Когда наши войска освободили Чернигов, мама прислала мне из Ленинграда вызов. Чтобы меня, 11-летнего парнишку, пустили в Ленинград, я должен был получить справку в райкоме партии, что я не сотрудничал с оккупантами. Я получил такую справку. Мама хотела за мной кого-то прислать, а мне не терпелось ее увидеть. Она прислала деньги, а тетка их от меня спрятала, но выронила. Когда я увидел деньги, то побежал на станцию и купил билет. И все думали, что я пропал. Я вместе с ранеными, в вагоне с выбитыми стеклами уже ехал в Ленинград. А мама-то не ожидала. Я приехал, нажимаю звонок и слышу мамин голос, два года его не слышал: «Кто там?» Я говорю: «Откройте». Тогда не открывали дверь, потому что это было опасно. Она потом рассказывала: «Слышу детский голос, думаю: если воришка, я с ним справлюсь». Открывает дверь, я кидаюсь ей на шею, а она – от меня! Она догадалась, что не тетка меня отправляла, а я сбежал: у меня не было ни одной пуговицы, вся моя одежда на резиночках и на веревочках держалась.
Школа.
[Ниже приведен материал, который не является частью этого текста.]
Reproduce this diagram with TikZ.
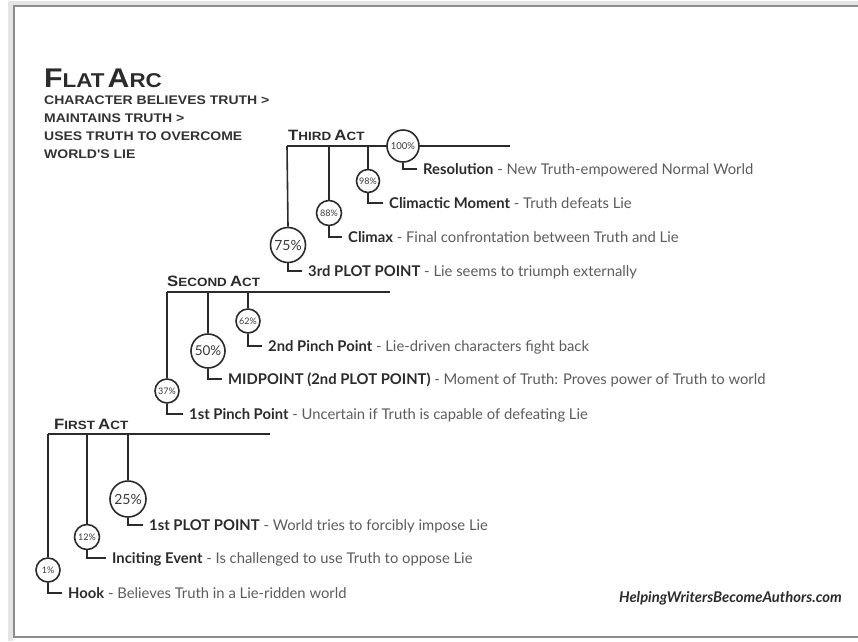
\documentclass[tikz,border=0pt]{standalone}
\usepackage{fontspec}
\setmainfont{Lato}
\newfontfamily\capsfont{Liberation Sans}[FakeStretch=1.12]
\usepackage{xcolor}
\usepackage{tikz}

\definecolor{inkline}{HTML}{2B2B2B}
\definecolor{desctext}{HTML}{5C5C5C}
\definecolor{pcttext}{HTML}{3A3A3A}

\newcommand{\capword}[4]{{\fontsize{#1}{#1}\selectfont #3}{\fontsize{#2}{#2}\selectfont #4}}
\newcommand{\beat}[2]{\textbf{#1} {\color{desctext}- #2}}
\newcommand{\pcsize}[1]{\fontsize{#1}{#1}\selectfont}

\begin{document}
\begin{tikzpicture}[x=1pt,y=-1pt]
\tikzstyle{every node}=[font=\fontsize{14.8}{16}\selectfont, text=inkline]
\tikzstyle{pct}=[circle, draw=inkline, line width=1.6pt, fill=white, inner sep=0pt, text=pcttext]
\tikzstyle{beatlabel}=[anchor=west, inner xsep=6pt, inner ysep=0pt, text height=11.5pt, text depth=1pt]
\tikzstyle{actname}=[anchor=base west, inner sep=0pt, font=\capsfont\bfseries, text=inkline]
\tikzstyle{subline}=[anchor=base west, inner sep=0pt, font=\capsfont\bfseries\fontsize{12.5}{14}\selectfont, text=black!80]
\tikzstyle{actline}=[line width=2.8pt, draw=inkline]
\tikzstyle{stem}=[line width=1.6pt, draw=inkline]
\useasboundingbox (0,0) rectangle (858,641);

% frame
\draw[line width=5pt, color=black!10] (858,3) -- (10,3) -- (10,641);
\draw[line width=2pt, color=black!45] (858,6) -- (14,6) -- (14,637) -- (858,637);

% title
\node[actname] (title) at (44,87) {\capword{27}{20}{F}{LAT} \capword{27}{20}{A}{RC}};
\node[subline] (sub1) at (44,104) {CHARACTER BELIEVES TRUTH >};
\node[subline] (sub2) at (44,122) {MAINTAINS TRUTH >};
\node[subline] (sub3) at (44,140) {USES TRUTH TO OVERCOME};
\node[subline] (sub4) at (44,158) {WORLD'S LIE};

% third act
\coordinate (act3) at (287,146);
\coordinate (act3end) at (510,146);
\draw[actline] (act3) -- (act3end);
\node[actname] (act3name) at (288,140) {\capword{15}{12}{T}{HIRD} \capword{15}{12}{A}{CT}};
\node[pct, minimum size=32pt, font=\pcsize{9.5}] (p100) at (403,146) {100\%};
\node[pct, minimum size=23pt, font=\pcsize{9}] (p98) at (368,181) {98\%};
\node[pct, minimum size=25pt, font=\pcsize{9}] (p88) at (329,213) {88\%};
\node[pct, minimum size=35pt, font=\pcsize{14}] (p75) at (288,245) {75\%};
\draw[stem] (p98 |- act3) -- (p98.north);
\draw[stem] (p88 |- act3) -- (p88.north);
\draw[stem] (act3) -- (p75.north);
\node[beatlabel] (b100) at (417,169) {\beat{Resolution}{New Truth-empowered Normal World}};
\node[beatlabel] (b98) at (383,203) {\beat{Climactic Moment}{Truth defeats Lie}};
\node[beatlabel] (b88) at (342,237) {\beat{Climax}{Final confrontation between Truth and Lie}};
\node[beatlabel] (b75) at (302,271) {\beat{3rd PLOT POINT}{Lie seems to triumph externally}};
\draw[stem] (p100.south) |- (b100.west);
\draw[stem] (p98.south) |- (b98.west);
\draw[stem] (p88.south) |- (b88.west);
\draw[stem] (p75.south) |- (b75.west);

% second act
\coordinate (act2) at (167,292);
\coordinate (act2end) at (390,292);
\draw[actline] (act2) -- (act2end);
\node[actname] (act2name) at (167,286) {\capword{15}{12}{S}{ECOND} \capword{15}{12}{A}{CT}};
\node[pct, minimum size=24pt, font=\pcsize{9}] (p62) at (248,321) {62\%};
\node[pct, minimum size=34pt, font=\pcsize{13.5}] (p50) at (208,351) {50\%};
\node[pct, minimum size=24pt, font=\pcsize{9}] (p37) at (167,391) {37\%};
\draw[stem] (p62 |- act2) -- (p62.north);
\draw[stem] (p50 |- act2) -- (p50.north);
\draw[stem] (act2) -- (p37.north);
\node[beatlabel] (b62) at (262,346) {\beat{2nd Pinch Point}{Lie-driven characters fight back}};
\node[beatlabel] (b50) at (222,379) {\beat{MIDPOINT (2nd PLOT POINT)}{Moment of Truth: Proves power of Truth to world}};
\node[beatlabel] (b37) at (183,414) {\beat{1st Pinch Point}{Uncertain if Truth is capable of defeating Lie}};
\draw[stem] (p62.south) |- (b62.west);
\draw[stem] (p50.south) |- (b50.west);
\draw[stem] (p37.south) |- (b37.west);

% first act
\coordinate (act1) at (48,434);
\coordinate (act1end) at (270,434);
\draw[actline] (act1) -- (act1end);
\node[actname] (act1name) at (54,429) {\capword{15}{12}{F}{IRST} \capword{15}{12}{A}{CT}};
\node[pct, minimum size=36pt, font=\pcsize{14}] (p25) at (128,499) {25\%};
\node[pct, minimum size=25pt, font=\pcsize{9}] (p12) at (87,537) {12\%};
\node[pct, minimum size=24pt, font=\pcsize{9}] (p1) at (48,570) {1\%};
\draw[stem] (p25 |- act1) -- (p25.north);
\draw[stem] (p12 |- act1) -- (p12.north);
\draw[stem] (act1) -- (p1.north);
\node[beatlabel] (b25) at (143,525) {\beat{1st PLOT POINT}{World tries to forcibly impose Lie}};
\node[beatlabel] (b12) at (106,558) {\beat{Inciting Event}{Is challenged to use Truth to oppose Lie}};
\node[beatlabel] (b1) at (62,593) {\beat{Hook}{Believes Truth in a Lie-ridden world}};
\draw[stem] (p25.south) |- (b25.west);
\draw[stem] (p12.south) |- (b12.west);
\draw[stem] (p1.south) |- (b1.west);

% site
\node[anchor=base east, inner sep=0pt, font=\fontsize{14.8}{16}\selectfont\bfseries\itshape] (site) at (842,602) {HelpingWritersBecomeAuthors.com};
\end{tikzpicture}
\end{document}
Поскольку в оккупации не было врачебного обслуживания, в школе меня привели в зубной кабинет и за один присест вставили 9 пломб, половина из которых вылетела на следующий день. Это был такой ужас, что больше я об этой школе ничего не помню. Потом я перешел в знаменитую школу Мэя. Там я полюбил точные науки – математику, физику, химию. В старших классах я уже изучал их по вузовским учебникам. Однажды я залез под стол в кабинете физики и оттуда помогал ученикам во время экзамена. Как-то мы залезли на крышу. Я собирался в телескоп смотреть на звезды, а мой друг решил, что смотреть в окна – интереснее.
4.
Поскольку родители работали, меня устраивали в детский садик, где надо было жить неделю, а на выходные меня забирали. Сколько мне было лет? Может пять. Мы ложились спать вместе: и мальчики, и девочки. У нас были чулочки и безрукавочка, к которой пристегивались резинки. И надо было обязательно сзади расстегнуть. Я всегда подходил к одной девочке и просил расстегнуть – это был знак любви.
Когда мы уже стали юношами, началось увлечение танцами и девушками. Такие страсти разгорались, любовь до гроба или, наоборот, измена. А я привык во время оккупации к игрушкам в виде пистолетов, ружей, самопалов. Я ходил стрелять в тир, на танцы не ходил. Меня приглашали, а я говорил: «Да что там, под музыку топтаться на одном месте, я лучше постреляю!» А папа мне сказал: «Хорошо, вот собирается общество, все будут танцевать, а ты начнешь стрелять?» Мы купили чудо техники – патефон с ручкой, с одной иголкой и пластинкой, на одной стороне «Рио-Рита», а на другой «Вальс под дождем». А когда наш знакомый сделал патефон с электрическим мотором, это было как ракета.
Можете представить радость моей мамы, когда в 9 классе я вернулся из цирка и заявил ей, что буду воздушным гимнастом. Целый год она отучала меня от этой мысли. Когда шли фильмы о танкистах, я, естественно, хотел быть танкистом, фильм о снайпере – я хотел быть снайпером. Всю войну мы стреляли, это было наше развлечение. Не по людям, конечно, стреляли по бутылкам, по банкам. До середины войны я хотел быть танкистом. Подбили немецкий танк, и я туда залез. Он был брошен немцами. Я закрыл за собой люк – темно, в смотровую щель ничего не видно. Нет, не буду танкистом. А в это время на поле сел самолет. Мы к нему побежали и я решил: буду летчиком. А потом стал читать научно-фантастические книжки о ракетах. Я решил стать ракетостроителем. Казалось, что космонавты появятся, когда мой сын или даже внук будет взрослым. А потом нам самим предложили попытаться пройти комиссию на космонавта. Крепкие ребята, спортивные перворазрядники – не прошли. А я прошел. Я долго не понимал, но потом понял, что меня не комиссия отобрала – война отобрала.
Андрей Дементьев
Андрей Дмитриевич Дементьев родился 16 июля 1928 в Твери. Окончил Литературный институт имени Горького. В 1981–1992 – главный редактор журнала «Юность», продолживший либерально-оппозиционную линию издания, начатую в период «оттепели» В.П.Катаевым. В 1990-е годы – представитель государственной телерадиокомпании РТР в Израиле. Известнейший русский поэт.
1.
Тверь переименовали в Калинин в 1928 году, в год моего рождения. Город этот совершенно удивительный. Когда я стал заниматься историей Твери, я поразился, сколько замечательных людей дала эта земля.